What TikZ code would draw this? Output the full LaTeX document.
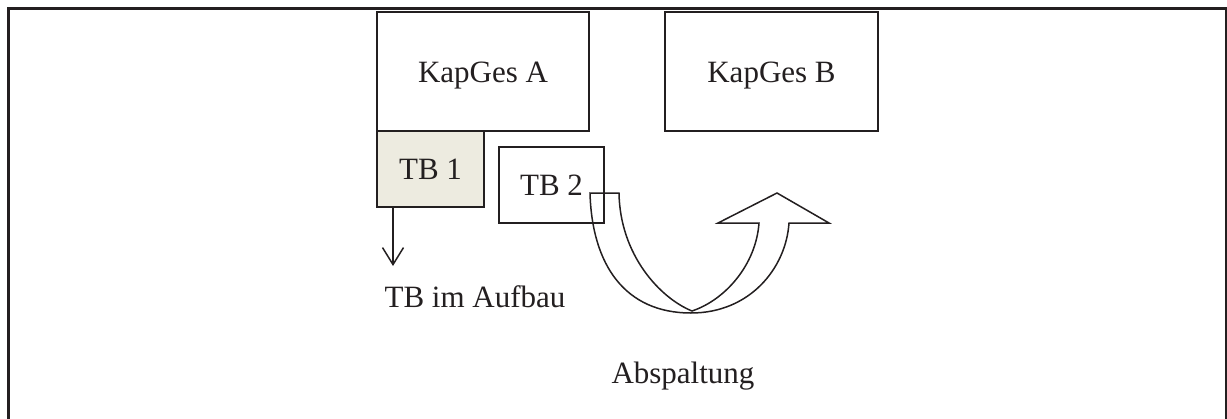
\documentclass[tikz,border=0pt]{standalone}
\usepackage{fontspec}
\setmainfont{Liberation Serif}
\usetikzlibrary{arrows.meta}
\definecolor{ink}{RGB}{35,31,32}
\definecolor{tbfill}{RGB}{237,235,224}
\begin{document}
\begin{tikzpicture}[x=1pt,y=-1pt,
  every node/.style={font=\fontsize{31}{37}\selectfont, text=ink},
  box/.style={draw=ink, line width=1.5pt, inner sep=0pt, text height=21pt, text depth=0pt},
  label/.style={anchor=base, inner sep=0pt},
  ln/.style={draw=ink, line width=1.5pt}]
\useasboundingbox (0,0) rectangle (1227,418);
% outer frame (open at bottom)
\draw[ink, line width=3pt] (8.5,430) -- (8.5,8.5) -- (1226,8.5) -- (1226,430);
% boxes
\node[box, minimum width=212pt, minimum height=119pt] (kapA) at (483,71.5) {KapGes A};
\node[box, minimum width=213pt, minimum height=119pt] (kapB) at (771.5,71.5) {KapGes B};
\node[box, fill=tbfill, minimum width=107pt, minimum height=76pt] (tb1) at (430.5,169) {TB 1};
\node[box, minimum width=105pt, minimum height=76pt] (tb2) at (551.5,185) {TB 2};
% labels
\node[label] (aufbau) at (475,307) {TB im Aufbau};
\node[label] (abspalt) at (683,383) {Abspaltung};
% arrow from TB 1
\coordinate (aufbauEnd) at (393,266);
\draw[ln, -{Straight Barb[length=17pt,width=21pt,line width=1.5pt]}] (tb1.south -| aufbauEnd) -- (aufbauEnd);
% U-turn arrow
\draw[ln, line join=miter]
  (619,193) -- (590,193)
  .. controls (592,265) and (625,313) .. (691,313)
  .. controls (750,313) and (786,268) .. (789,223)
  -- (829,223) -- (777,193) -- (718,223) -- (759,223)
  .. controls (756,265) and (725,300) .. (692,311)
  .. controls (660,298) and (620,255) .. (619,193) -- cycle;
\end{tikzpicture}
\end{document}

+---+

— What the task asks —
From the listing above, collect each line in which the string "draw" appears.

— Answer to this exercise —
What TikZ code would draw this? Output the full LaTeX document.
  box/.style={draw=ink, line width=1.5pt, inner sep=0pt, text height=21pt, text depth=0pt},
  ln/.style={draw=ink, line width=1.5pt}]
\draw[ink, line width=3pt] (8.5,430) -- (8.5,8.5) -- (1226,8.5) -- (1226,430);
\draw[ln, -{Straight Barb[length=17pt,width=21pt,line width=1.5pt]}] (tb1.south -| aufbauEnd) -- (aufbauEnd);
\draw[ln, line join=miter]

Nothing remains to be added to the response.